CURTISS' EPOCHAL FLIGHT, 1935
From the George Page Collection
AVIATION EDITOR, THE DETROIT NEWS
The engines of the Curtiss Condor were throttled slightly as though to pause just off shore from Cedar Point, where Curtiss landed in 1910 after a 64-mile flight from Cleveland, then the world's record for a flight over water. Curtiss took 74 minutes for the flight and barely made it. The Early Birds just 20 minutes. Curtiss flew on the hard board seat of a rickety contraption woven from wire, cotton and bamboo. The Early Birds rode on cushions of down that could be made into berths when night came.
In the Cleveland Press 25 years ago, Curtiss complained, "The airplane did not rise readily because it was loaded with 10 gallons of gasoline and two gallons of oil." The Early Bird's plane carried 250 gallons, enough for a flight of 800 miles. It climbed 1,000 feet a minute and made 170 miles an hour in level flight.

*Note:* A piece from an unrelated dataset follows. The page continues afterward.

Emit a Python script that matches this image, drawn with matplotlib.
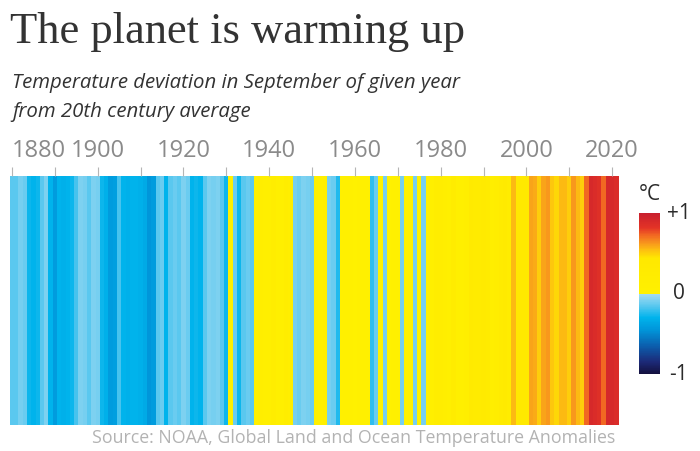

Horace B Wild offered the toast to Curtiss. Augustus Post, one of the country's oldest airmen, associated with Curtiss in many early day aerial adventures, and Art Mix, first man to enlist in the Army Air Corps. in the days when it was the Signal Corps, were among those paying tribute to Curtiss. Others aboard were: Walter J Carr and Walter E. Lees, of Detroit; L. B. Kimball, Ernest C. Hall, C. R. Sinclair and Edward H. Young.
The airmen were flown over the Curtiss trail by Pilot B. W. Robinson, as the guests of C. R. Smith, president of American Airlines. The co-pilot was W. H. Talbot.
William E. Scripps, president of The Detroit News and president of the Early Birds, also retraced the course followed by Curtiss when he flew from Cleveland to Pontiac in the Early Bird, The News plane, Sunday afternoon. The plane circled Cedar Point during the flight from Cleveland.